Lack of Market Depth
During the pre-market trading hours, traders are not aware about the market depth as the number of buyers and sellers is uncertain. This is a limitation for the investors as it is difficult to determine the market sentiments and predict price movements.
Lack of Flexibility
During pre-market trading sessions, traders do not have the flexibility to execute their trades as per their planned strategies. They cannot execute their trades like in regular trading hours which reduces the overall flexibility.
Rules and Regulations
Pre-open market sessions are restricted to various kinds of rules and regulations which should be deeply understood by the investors who trade during these sessions. These rules and regulations might have an impact on their trading strategies which is why investors must be aware about this.
How does pre-market order work?
When investors place orders in the beginning of the actual trading session, the orders must be well planned by following rule based strategies. Investors can buy or sell the stock at a particular price as their strategy, if the price reaches to the specified price then the orders gets executed. Once an investor places the order through a broker, the order either gets executed or rejected in normal trading hours as per their price.
Order Placements
Investors are allowed to place their orders of buying and selling in pre-market hours. Investors can do so through brokerage platforms before the beginning of the market session. Investors place the orders by specifying the quantity of shares at a particular price to buy or sell.
Order Types
Investors can place two types of pre-market orders which are limit orders and market orders. Limit orders are placed at a specific price, if the price of the stock reaches at the particular specified price order placed by the investor then the order will be executed, otherwise it won’t execute. In market order, the order of buy or sell gets placed at the best available prices. So, to place a pre-market order it is required to contact your broker to help you execute the order effectively. Investors can also place Valid Till Date (VTD) orders, according to which they can set the expiry date of their order. This can only be done for cash delivery orders.
Also Read: GTT Order
Order Matching and Execution
After the orders are placed by the investors, the orders are then collected and matched to the price and the time. The limit orders are placed and executed in this phase by matching the prices of buying or selling.
Wrapping it up
To trade during pre-market sessions, investors must confirm the time as per the stock exchange that they have opted to trade in. The timings of pre-market sessions may vary for different stock exchanges. In this session, investors can place their orders to beat the market volatility and efficiently execute their trades as per their strategies.
FAQs
Q1. What is a pre-open market session in the stock market?

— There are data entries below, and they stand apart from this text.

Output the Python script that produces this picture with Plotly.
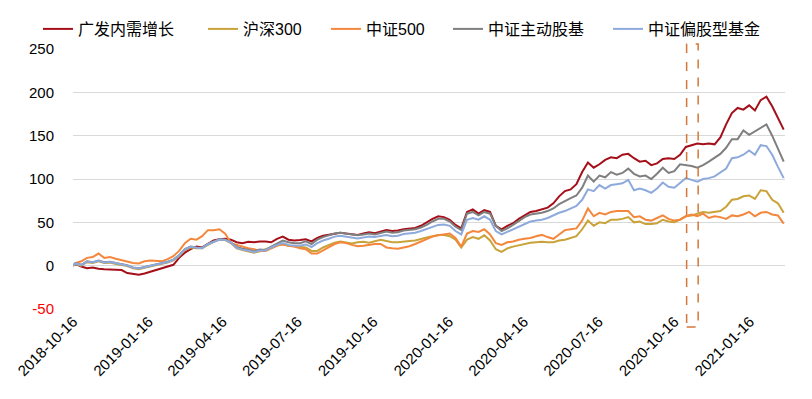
import plotly.graph_objects as go

# ---------------- data (weekly samples) ----------------
DATES = [
    "2018-10-16", "2018-10-19", "2018-10-26", "2018-11-02", "2018-11-09", "2018-11-16", "2018-11-23", "2018-11-30",
    "2018-12-07", "2018-12-14", "2018-12-21", "2018-12-28",
    "2019-01-04", "2019-01-11", "2019-01-18", "2019-01-25", "2019-02-01", "2019-02-08", "2019-02-15", "2019-02-22",
    "2019-03-01", "2019-03-08", "2019-03-15", "2019-03-22", "2019-03-29", "2019-04-05", "2019-04-12", "2019-04-19",
    "2019-04-26", "2019-05-03", "2019-05-10", "2019-05-17", "2019-05-24", "2019-05-31", "2019-06-07", "2019-06-14",
    "2019-06-21", "2019-06-28", "2019-07-05", "2019-07-12", "2019-07-19", "2019-07-26", "2019-08-02", "2019-08-09",
    "2019-08-16", "2019-08-23", "2019-08-30", "2019-09-06", "2019-09-13", "2019-09-20", "2019-09-27", "2019-10-04",
    "2019-10-11", "2019-10-18", "2019-10-25", "2019-11-01", "2019-11-08", "2019-11-15", "2019-11-22", "2019-11-29",
    "2019-12-06", "2019-12-13", "2019-12-20", "2019-12-27",
    "2020-01-03", "2020-01-10", "2020-01-17", "2020-01-24", "2020-01-31", "2020-02-07", "2020-02-14", "2020-02-21",
    "2020-02-28", "2020-03-06", "2020-03-13", "2020-03-20", "2020-03-27", "2020-04-03", "2020-04-10", "2020-04-17",
    "2020-04-24", "2020-05-01", "2020-05-08", "2020-05-15", "2020-05-22", "2020-05-29", "2020-06-05", "2020-06-12",
    "2020-06-19", "2020-06-26", "2020-07-03", "2020-07-10", "2020-07-17", "2020-07-24", "2020-07-31", "2020-08-07",
    "2020-08-14", "2020-08-21", "2020-08-28", "2020-09-04", "2020-09-11", "2020-09-18", "2020-09-25", "2020-10-02",
    "2020-10-09", "2020-10-16", "2020-10-23", "2020-10-30", "2020-11-06", "2020-11-13", "2020-11-20", "2020-11-27",
    "2020-12-04", "2020-12-11", "2020-12-18", "2020-12-25",
    "2021-01-01", "2021-01-08", "2021-01-15", "2021-01-22", "2021-01-29", "2021-02-05", "2021-02-12", "2021-02-19",
    "2021-02-26",
]

GUANGFA = [
    0, 2, -1, -3, -2, -3.5, -4, -4.5, -5, -5, -8.5, -9.5,
    -10.5, -9, -7, -5, -3.5, -1.5, 1, 9, 15, 19, 22, 21,
    25, 29, 30.5, 31, 30, 27, 26, 27.5, 27, 28, 28, 27,
    31, 33.5, 30, 29, 29.5, 30.5, 28, 32, 34.5, 35.5, 37, 38,
    37, 36.5, 35.5, 37, 38.5, 37.5, 39, 41, 40, 40.5, 42, 42.5,
    43.5, 46, 50, 54, 57, 56, 53, 47, 43, 62, 65, 60,
    64, 62, 46, 42, 46, 49, 54, 58, 62, 63, 65, 67,
    72, 80, 86, 88, 94, 108, 119, 113, 117, 122, 125, 124,
    128, 129, 124, 120, 121, 116, 118, 123, 124, 123, 128, 137,
    139, 141, 140, 141, 140, 148, 163, 176, 182, 180, 185, 179,
    191, 195, 184, 170, 157,
]

HS300 = [
    0, 2, 0, 4, 3, 5, 3, 3.5, 2, 0.5, -0.5, -3,
    -4, -2.5, -1, 0.5, 1.5, 3.5, 6, 11, 18, 21, 20, 20,
    24, 27.5, 30, 29.5, 26, 20, 18, 16.5, 15, 16.5, 19, 22,
    24, 24.5, 23, 22.5, 21.5, 21, 17, 17, 21, 24, 26.5, 28,
    26.5, 25.5, 27, 27.5, 26.5, 28, 30, 28.5, 27, 27, 28, 28.5,
    29, 31, 32.5, 34, 35.5, 35.5, 34, 30, 21, 30, 33, 31,
    35, 29, 19, 16, 20, 22, 23.5, 25, 26.5, 27, 27.5, 27,
    27, 29, 30, 32, 34, 42, 52, 46, 50, 49, 53, 53,
    54, 56, 50, 51, 48, 48, 49, 53, 51, 50, 53, 57,
    58, 60, 62, 61, 62, 63, 68, 76, 77, 80, 81, 77,
    87, 86, 76, 72, 61,
]

ZZ500 = [
    0, 3, 5, 9, 10, 14, 9, 10, 8, 6.5, 5, 3,
    2.5, 5, 6, 5.5, 5, 7.5, 11, 17, 26, 31, 30, 34,
    41, 41, 42, 37, 26, 24, 22, 20, 19, 17, 17, 20,
    23, 25, 23, 22, 20, 19, 14, 14, 18, 22, 25, 27,
    26, 24, 22.5, 23, 24, 25, 25, 21, 20, 19.5, 21, 22.5,
    25, 28, 31, 33.5, 35, 36, 37, 32, 22, 37, 40, 39,
    42, 36, 26, 24, 27, 28, 30, 31, 32, 34, 35.5, 33,
    31, 36, 41, 42, 43, 52, 66, 57, 61, 59, 62, 63,
    63, 63, 56, 57, 53, 52, 55, 58, 54, 52, 53, 57,
    59, 57, 60, 55, 57, 56, 54, 58, 57, 59, 62, 57,
    61, 62, 59, 58, 48.5,
]

ACTIVE_EQ = [
    0, 3, 1, 5, 4, 6, 4, 4.5, 3, 1.5, 0.5, -2,
    -3, -1.5, 0, 1.5, 2.5, 4.5, 7, 12, 19, 22, 21, 20.5,
    25, 28, 30.5, 30, 27, 21.5, 19.5, 18.5, 16.5, 18.5, 18, 22,
    26, 29, 27, 26, 26, 28, 25, 30, 33, 35, 37, 38,
    37, 36, 35, 36, 37, 36, 38, 39.5, 38, 38.5, 40.5, 41,
    42, 44, 47, 51, 54, 54, 51, 45, 41, 60, 62, 58,
    62, 60, 46, 40, 43, 47, 52, 56, 59, 60, 61, 63,
    66, 71, 75, 78, 81, 90, 104, 97, 104, 102, 108, 105,
    107, 112, 106, 103, 104, 100, 106, 113, 107, 109, 117, 116,
    115, 113, 116, 120, 124, 129, 136, 146, 146, 156, 151, 155,
    158, 163, 150, 136, 120,
]

PARTIAL_EQ = [
    0, 2.7, 0.7, 4.7, 3.7, 5.7, 3.7, 4.2, 2.7, 1.2, 0.2, -2.3,
    -3.3, -1.8, -0.3, 1.2, 2.2, 4.2, 6.7, 11.7, 18.7, 21.7, 20.7, 20.2,
    24.7, 27.7, 30.2, 29.7, 26.7, 20.5, 18.5, 17.5, 15.5, 17.5, 17.5, 21,
    24, 26, 24, 23, 23, 24.5, 21.5, 26, 29, 31, 33.5, 34.5,
    33.5, 32.5, 31.5, 32.5, 33.5, 33, 34.5, 35.5, 34, 34.5, 36.5, 37,
    38, 40, 42.5, 45, 47, 47.5, 46, 40, 36, 53, 55, 53,
    57, 53, 40, 36, 39, 42, 45, 48, 51, 52, 53, 55,
    58, 61, 63, 66, 69, 76, 88, 86, 93, 89, 93, 94,
    95, 99, 87, 89, 87, 84, 89, 96, 91, 90, 96, 101,
    99, 97, 100, 101, 103, 107, 112, 124, 125, 128, 133, 128,
    139, 138, 128, 114, 101,
]

SERIES_NAMES = ["广发内需增长", "沪深300", "中证500", "中证主动股基", "中证偏股型基金"]
SERIES_VALUES = [GUANGFA, HS300, ZZ500, ACTIVE_EQ, PARTIAL_EQ]
SERIES_COLORS = ["#A50F1A", "#C9A33A", "#F4873C", "#7F7F7F", "#8EAADC"]

X_TICKS = ["2018-10-16", "2019-01-16", "2019-04-16", "2019-07-16", "2019-10-16",
           "2020-01-16", "2020-04-16", "2020-07-16", "2020-10-16", "2021-01-16"]
Y_TICKS = [-50, 0, 50, 100, 150, 200, 250]

HIGHLIGHT = ["2020-10-31", "2020-11-14"]

# ---------------- figure ----------------
# The page body has an 8px margin, so the figure is 8px smaller on each axis.
W, H = 804, 391
ML, MT = 65, 41
PW, PH = 712, 260
MR = W - ML - PW
MB = H - MT - PH

fig = go.Figure()
legend_px = [30, 195, 318, 440, 600]  # left edge of each legend entry (figure pixels)
legend_names = ["legend", "legend2", "legend3", "legend4", "legend5"]

for name, vals, col, lg in zip(SERIES_NAMES, SERIES_VALUES, SERIES_COLORS, legend_names):
    fig.add_trace(go.Scatter(
        x=DATES, y=vals, name=name, mode="lines",
        line=dict(color=col, width=2),
        legend=lg,
    ))

font_family = "Liberation Sans, Arial, Noto Sans CJK SC, sans-serif"

layout_legends = {}
for px, lg in zip(legend_px, legend_names):
    layout_legends[lg] = dict(
        orientation="h",
        x=(px - ML) / PW, xanchor="left",
        y=1 + 37 / PH, yanchor="top",
        bgcolor="rgba(0,0,0,0)",
        font=dict(family=font_family, size=16, color="#000000"),
        itemwidth=30,
    )

ytext = [('<span style="color:#FF0000">%d</span>' % v) if v < 0 else str(v) for v in Y_TICKS]

fig.update_layout(
    width=W, height=H,
    margin=dict(l=ML, r=MR, t=MT, b=MB, pad=0, autoexpand=False),
    paper_bgcolor="white", plot_bgcolor="white",
    font=dict(family=font_family, size=15, color="#000000"),
    showlegend=True,
    **layout_legends,
    xaxis=dict(
        type="date",
        range=["2018-10-16", "2021-02-27 14:00"],
        tickmode="array", tickvals=X_TICKS, ticktext=X_TICKS,
        tickangle=-45,
        showgrid=False, zeroline=False, showline=False, ticks="",
        tickfont=dict(size=15, color="#000000"),
    ),
    yaxis=dict(
        range=[-50, 250],
        tickmode="array", tickvals=Y_TICKS, ticktext=ytext,
        showgrid=True, gridcolor="#D9D9D9", gridwidth=1,
        zeroline=False, showline=False, ticks="",
        ticklabelstandoff=18,
        tickfont=dict(size=15, color="#000000"),
    ),
    shapes=[dict(
        type="rect", xref="x", yref="paper",
        x0=HIGHLIGHT[0], x1=HIGHLIGHT[1],
        y0=-18 / PH, y1=1 + 5 / PH,
        line=dict(color="#D5773A", width=1.5, dash="dash"),
        fillcolor="rgba(0,0,0,0)",
    )],
)

fig.write_html("out.html")
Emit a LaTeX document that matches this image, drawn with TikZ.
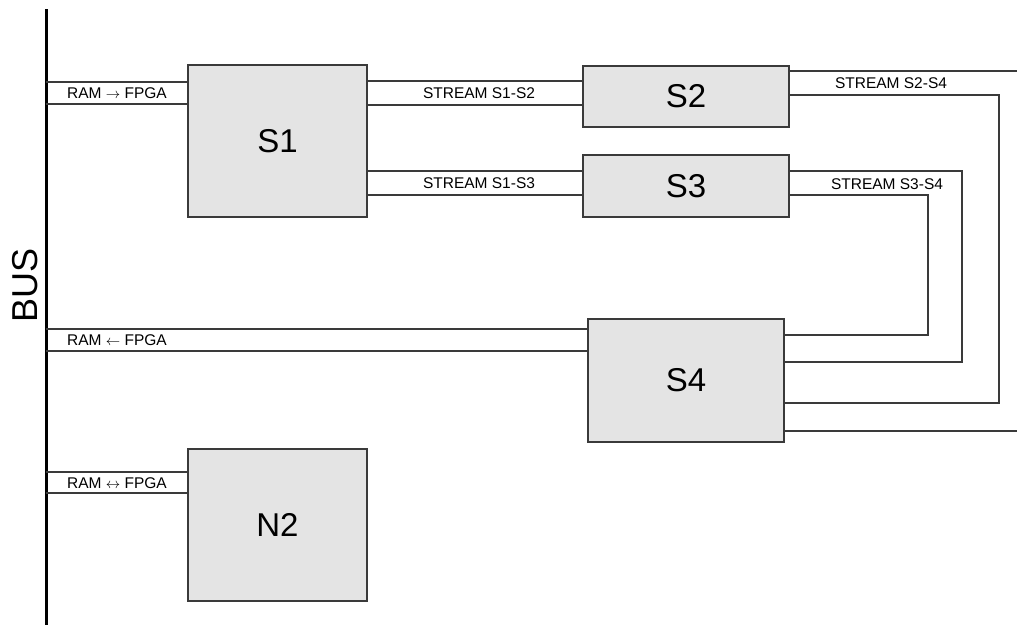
\documentclass[tikz,border=0pt]{standalone}
\usepackage{fontspec}
\setmainfont{Liberation Sans}
\usepackage{xcolor}
\usepackage{tikz}

\definecolor{boxgray}{HTML}{E4E4E4}
\definecolor{wiregray}{HTML}{3A3A3A}

\begin{document}
\begin{tikzpicture}[x=1pt,y=-1pt,
		block/.style={draw=wiregray,fill=boxgray,line width=1.2pt,anchor=north west,inner sep=0pt,outer sep=0pt,font=\fontsize{33}{40}\selectfont},
		wire/.style={draw=wiregray,line width=1.2pt},
		lbl/.style={font=\fontsize{15.5}{18}\selectfont,inner sep=0pt}]
				\useasboundingbox (0,0) rectangle (1017,625);

				\coordinate (bustop) at (46,9);
				\coordinate (busbot) at (46,625);
				\draw[line width=3pt] (bustop) -- (busbot);
				\node[rotate=90,font=\fontsize{36}{40}\selectfont] (buslbl) at (25,285) {BUS};

				\node[block,minimum width=179pt,minimum height=152pt] (s1) at (188,65) {S1};
				\node[block,minimum width=206pt,minimum height=61pt] (s2) at (583,66) {S2};
				\node[block,minimum width=206pt,minimum height=62pt] (s3) at (583,155) {S3};
				\node[block,minimum width=196pt,minimum height=123pt] (s4) at (588,319) {S4};
				\node[block,minimum width=179pt,minimum height=152pt] (n2) at (188,449) {N2};

				\coordinate (edge1) at (1017,71);
				\coordinate (edge2) at (1017,431);

				\draw[wire] (bustop |- 0,82) -- (s1.west |- 0,82);
				\draw[wire] (bustop |- 0,104) -- (s1.west |- 0,104);
				\node[lbl] (ramin) at (117,93) {RAM $\rightarrow$ FPGA};

				\draw[wire] (s1.east |- 0,81) -- (s2.west |- 0,81);
				\draw[wire] (s1.east |- 0,105) -- (s2.west |- 0,105);
				\node[lbl] (st12) at (479,93) {STREAM S1-S2};

				\draw[wire] (s1.east |- 0,171) -- (s3.west |- 0,171);
				\draw[wire] (s1.east |- 0,195) -- (s3.west |- 0,195);
				\node[lbl] (st13) at (479,183) {STREAM S1-S3};

				\draw[wire] (s2.east |- 0,71) -- (edge1);
				\draw[wire] (s2.east |- 0,95) -| (999,403) -- (s4.east |- 0,403);
				\node[lbl] (st24) at (891,83) {STREAM S2-S4};

				\draw[wire] (s3.east |- 0,171) -| (962,362) -- (s4.east |- 0,362);
				\draw[wire] (s3.east |- 0,195) -| (928,335) -- (s4.east |- 0,335);
				\node[lbl] (st34) at (887,184) {STREAM S3-S4};

				\draw[wire] (s4.east |- 0,431) -- (edge2);

				\draw[wire] (bustop |- 0,329) -- (s4.west |- 0,329);
				\draw[wire] (bustop |- 0,351) -- (s4.west |- 0,351);
				\node[lbl] (ramout) at (117,340) {RAM $\leftarrow$ FPGA};

				\draw[wire] (bustop |- 0,472) -- (n2.west |- 0,472);
				\draw[wire] (bustop |- 0,493) -- (n2.west |- 0,493);
				\node[lbl] (ramio) at (117,483) {RAM $\leftrightarrow$ FPGA};
			\end{tikzpicture}
\end{document}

Pre-open market session refers to the time where market opens before actual trading hours i.e. from 9:00 a.m. to 9:15 a.m. for investors to place the orders.
Q2. What securities can be traded in the pre-market hours?
In pre-open market sessions, investors can trade only cash in equity stocks. Options cannot be traded during this session.
Q3. Can I cancel my orders during the pre-open market session?
Yes, you can place cancel orders during pre-open market sessions but this should be done before actual hours of trading starts.
Q4. How to place orders during pre-market trading hours?
You need to have a Demat account where you can place your limit order by specifying the number of shares you want to trade at a particular price.
Q5. What is the opening time of the stock market?
The stock market opens at 9:15 a.m. for regular trading before there is a pre-market session which is conducted to place orders of buying or selling.